Auch ÖFB-Präsident Leo Windtner war in Budapest zugegen. Er sah den Verband „in seinem Weg bestätigt“. Vor allem die Abgeklärtheit und Effektivität vor dem Tor, welche die potenziellen A-Teamspieler zeigten, beeindruckte den Oberösterreicher. „In dieser Beziehung war die Vorstellung der Mannschaft nicht typisch österreichisch.“
U19-EUROPAMEISTERSCHAFT IN UNGARN
Gruppe A: Österreich – Israel 3:0, Portugal – Ungarn 6:1. Freitag, 18 Uhr: Österreich – Portugal, Israel – Ungarn.

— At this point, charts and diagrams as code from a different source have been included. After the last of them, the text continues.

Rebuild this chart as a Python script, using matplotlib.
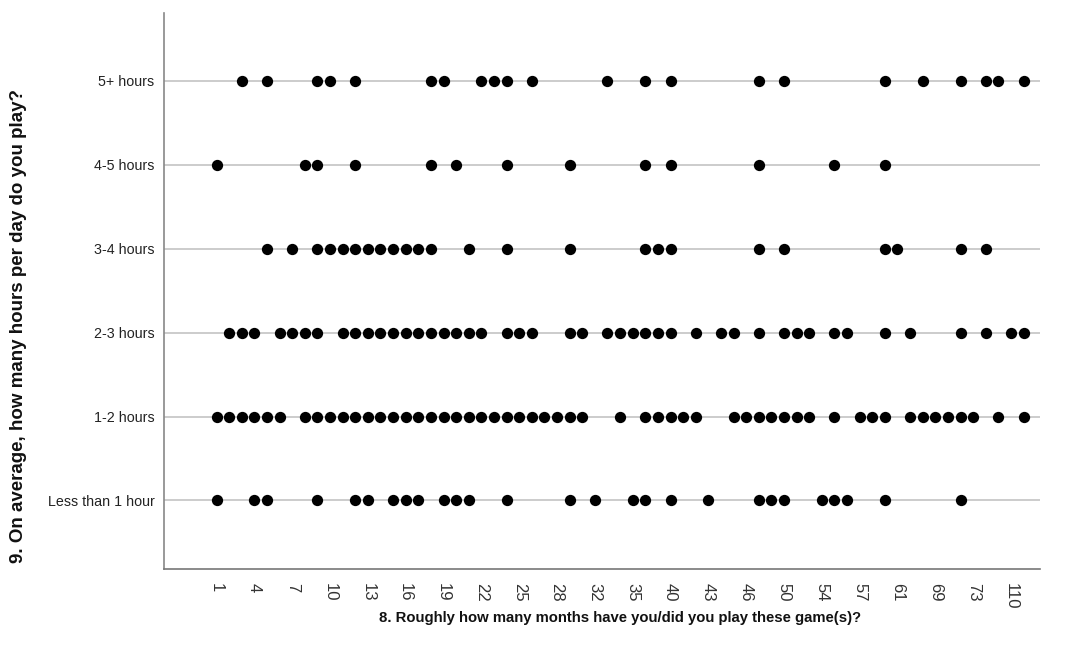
import matplotlib
matplotlib.use("Agg")
import matplotlib.pyplot as plt

# x categories (distinct month values, in axis order)
months_categories = [1, 2, 3, 4, 5, 6, 7, 8, 9, 10, 11, 12, 13, 14, 15, 16, 17, 18, 19, 20,
                     21, 22, 23, 24, 25, 26, 27, 28, 30, 31, 32, 33, 34, 35, 36, 38, 40, 41,
                     42, 43, 44, 45, 46, 48, 49, 50, 51, 52, 54, 55, 56, 57, 58, 60, 61, 63,
                     66, 69, 70, 72, 73, 84, 96, 110, 120]

# y categories (bottom to top)
hours_categories = ["Less than 1 hour", "1-2 hours", "2-3 hours", "3-4 hours", "4-5 hours", "5+ hours"]

# months observed for each hours group
months_lt1 = [1, 4, 5, 9, 12, 13, 15, 16, 17, 19, 20, 21, 24, 30, 32, 35, 36, 40, 43, 48, 49,
              50, 54, 55, 56, 60, 72]
months_1_2 = [1, 2, 3, 4, 5, 6, 8, 9, 10, 11, 12, 13, 14, 15, 16, 17, 18, 19, 20, 21, 22, 23,
              24, 25, 26, 27, 28, 30, 31, 34, 36, 38, 40, 41, 42, 45, 46, 48, 49, 50, 51, 52,
              55, 57, 58, 60, 63, 66, 69, 70, 72, 73, 96, 120]
months_2_3 = [2, 3, 4, 6, 7, 8, 9, 11, 12, 13, 14, 15, 16, 17, 18, 19, 20, 21, 22, 24, 25, 26,
              30, 31, 33, 34, 35, 36, 38, 40, 42, 44, 45, 48, 50, 51, 52, 55, 56, 60, 63, 72,
              84, 110, 120]
months_3_4 = [5, 7, 9, 10, 11, 12, 13, 14, 15, 16, 17, 18, 21, 24, 30, 36, 38, 40, 48, 50, 60,
              61, 72, 84]
months_4_5 = [1, 8, 9, 12, 18, 20, 24, 30, 36, 40, 48, 55, 60]
months_5p = [3, 5, 9, 10, 12, 18, 19, 22, 23, 24, 26, 33, 36, 40, 48, 50, 60, 66, 72, 84, 96, 120]

groups = [months_lt1, months_1_2, months_2_3, months_3_4, months_4_5, months_5p]

x_title = "8. Roughly how many months have you/did you play these game(s)?"
y_title = "9. On average, how many hours per day do you play?"

plt.rcParams['font.family'] = ['Liberation Sans', 'DejaVu Sans']

fig = plt.figure(figsize=(10.70, 6.55), dpi=100)
ax = fig.add_axes([164.3 / 1070, 1 - 569.3 / 655, (1040 - 164.3) / 1070, (569.3 - 12.7) / 655])

# grid lines
for yi in range(len(hours_categories)):
    ax.axhline(yi, color="#cccccc", lw=1.4, zorder=1)

for yi, grp in enumerate(groups):
    xs = [months_categories.index(v) for v in grp]
    ys = [yi] * len(xs)
    ax.scatter(xs, ys, s=66, color="black", linewidths=0, zorder=3)

ax.set_xlim(-4.14, 65.3)
ax.set_ylim(-0.82, 5.81)

tick_pos = list(range(0, len(months_categories), 3))
ax.set_xticks(tick_pos)
ax.set_xticklabels([str(months_categories[i]) for i in tick_pos], rotation=270,
                   fontsize=12, color="#333333", va="top", ha="center")
ax.set_yticks(range(len(hours_categories)))
ax.set_yticklabels(hours_categories, fontsize=10.3, color="#222222")
ax.tick_params(axis="both", length=0)
ax.tick_params(axis="x", pad=10)
ax.tick_params(axis="y", pad=7)

for side in ["top", "right"]:
    ax.spines[side].set_visible(False)
ax.spines["left"].set_color("#888888")
ax.spines["bottom"].set_color("#777777")
ax.spines["left"].set_linewidth(1.2)
ax.spines["bottom"].set_linewidth(1.2)

fig.text(620 / 1070, 1 - 618 / 655, x_title, ha="center", va="center", fontsize=10.7,
         fontweight="bold", color="#111111")
fig.text(19 / 1070, 1 - 326 / 655, y_title, ha="center", va="center", rotation=90,
         fontsize=13.5, fontweight="bold", color="#111111")

fig.savefig("out.png", dpi=100)
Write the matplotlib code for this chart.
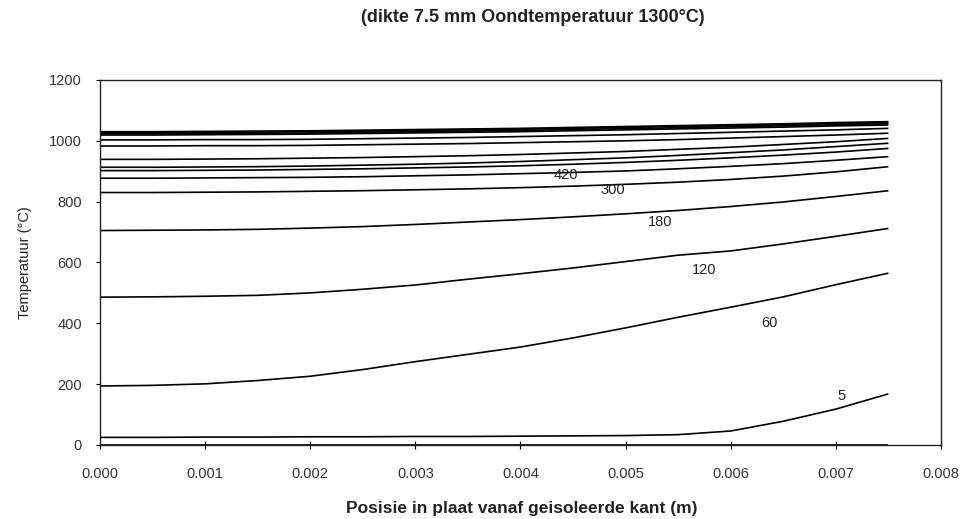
import matplotlib
matplotlib.use("Agg")
import matplotlib.pyplot as plt
import numpy as np

plt.rcParams['font.family'] = ['Liberation Sans', 'DejaVu Sans']

# Position across the plate (m), measured from the insulated side
positie = [0.0, 0.0005, 0.001, 0.0015, 0.002, 0.0025, 0.003, 0.0035,
           0.004, 0.0045, 0.005, 0.0055, 0.006, 0.0065, 0.007, 0.0075]

# Temperature profiles (°C) at successive times (s)
t0 = [0, 0, 0, 0, 0, 0, 0, 0, 0, 0, 0, 0, 0, 0, 0, 0]
t5 = [25, 25, 26, 26, 27, 27, 28, 28, 29, 30, 31, 34, 46, 78, 118, 168]
t60 = [194, 196, 201, 212, 226, 248, 274, 298, 322, 352, 385, 420, 453, 487, 527, 565]
t120 = [486, 487, 489, 492, 500, 512, 526, 545, 563, 582, 603, 624, 638, 661, 686, 712]
t180 = [705, 706, 707, 709, 713, 718, 725, 733, 741, 750, 760, 771, 784, 799, 817, 836]
t300 = [830, 830, 831, 832, 834, 836, 839, 842, 846, 851, 857, 864, 873, 884, 898, 915]
t420 = [877, 877, 878, 879, 880, 882, 885, 888, 892, 896, 901, 908, 916, 925, 936, 948]
t540 = [902, 902, 903, 904, 906, 908, 911, 914, 918, 923, 929, 936, 944, 953, 963, 975]
t660 = [913, 913, 914, 915, 917, 920, 923, 927, 932, 938, 944, 952, 961, 970, 981, 992]
t780 = [939, 939, 940, 941, 943, 945, 948, 951, 955, 960, 965, 972, 979, 988, 997, 1008]
t900 = [983, 983, 984, 984, 985, 987, 989, 991, 994, 997, 1000, 1004, 1009, 1014, 1019, 1025]
t1020 = [1003, 1003, 1004, 1004, 1005, 1007, 1009, 1011, 1014, 1017, 1020, 1024, 1028, 1032, 1036, 1041]
t1140 = [1019, 1019, 1020, 1021, 1022, 1024, 1026, 1028, 1030, 1033, 1036, 1039, 1042, 1045, 1049, 1052]
t1260 = [1023, 1023, 1024, 1025, 1026, 1028, 1030, 1032, 1034, 1037, 1040, 1043, 1046, 1049, 1053, 1056]
t1380 = [1027, 1027, 1028, 1029, 1030, 1032, 1034, 1036, 1038, 1041, 1044, 1047, 1050, 1053, 1057, 1060]
t1500 = [1030, 1030, 1031, 1032, 1033, 1035, 1037, 1039, 1041, 1044, 1047, 1050, 1053, 1056, 1060, 1063]

profielen = [t0, t5, t60, t120, t180, t300, t420, t540, t660, t780,
             t900, t1020, t1140, t1260, t1380, t1500]

# Time labels written next to the first curves
label_tekst = ["5", "60", "120", "180", "300", "420"]
label_x = [0.00705, 0.00637, 0.00575, 0.00533, 0.00488, 0.00443]
label_y = [161, 401, 575, 733, 838, 888]

x_ticks = [0.000, 0.001, 0.002, 0.003, 0.004, 0.005, 0.006, 0.007, 0.008]
y_ticks = [0, 200, 400, 600, 800, 1000, 1200]

fig = plt.figure(figsize=(9.66, 5.19), dpi=100)
ax = fig.add_axes([0.1035, 0.1426, 0.8706, 0.7033])

for prof in profielen:
    ax.plot(positie, prof, color='black', linewidth=1.2, solid_capstyle='butt')

for txt, lx, ly in zip(label_tekst, label_x, label_y):
    ax.text(lx, ly, txt, fontsize=10.5, color='#222222', ha='center', va='center')

ax.set_xlim(0, 0.008)
ax.set_ylim(0, 1200)
ax.set_xticks(x_ticks)
ax.set_xticklabels([f"{v:.3f}" for v in x_ticks])
ax.set_yticks(y_ticks)
ax.set_yticklabels([str(v) for v in y_ticks])
ax.tick_params(axis='x', direction='inout', length=6, width=0.8,
               pad=13, labelsize=10.5, labelcolor='#333333')
ax.tick_params(axis='y', direction='out', length=3, width=0.8,
               pad=10, labelsize=10.5, labelcolor='#333333')
for sp in ax.spines.values():
    sp.set_color('#222222')
    sp.set_linewidth(1.0)

fig.text(522 / 966, 1 - 508 / 519, "Posisie in plaat vanaf geisoleerde kant (m)",
         fontsize=12.5, fontweight='bold', color='#222222',
         ha='center', va='center')
ax.set_ylabel("Temperatuur (°C)", fontsize=10.5, color='#222222', labelpad=12)

fig.text(533 / 966, 1 - 17 / 519, "(dikte 7.5 mm Oondtemperatuur 1300°C)",
         fontsize=13, fontweight='bold', color='#222222',
         ha='center', va='center')

fig.savefig("out.png", dpi=100, facecolor='white')
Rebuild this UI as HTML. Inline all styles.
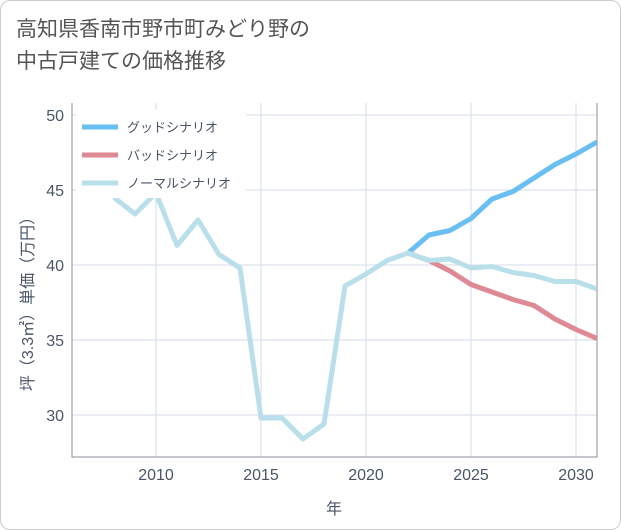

Tabelle: 1. Portugal (6 Punkte/+8 Tore), 2. Österreich (6/+5), 3. Israel (0/-6), 4. Ungarn (0/-7).
Gruppe B: Deutschland – Serbien 2:2, Ukraine – Bulgarien 1:0. Freitag, 20.15 Uhr: Deutschland – Ukraine, Serbien – Bulgarien.
Tabelle: 1. Deutschland (4 Punkte/+3), 2. Ukraine (4/+1), 3. Serbien (2/0), 4. Bulgarien (0/-4).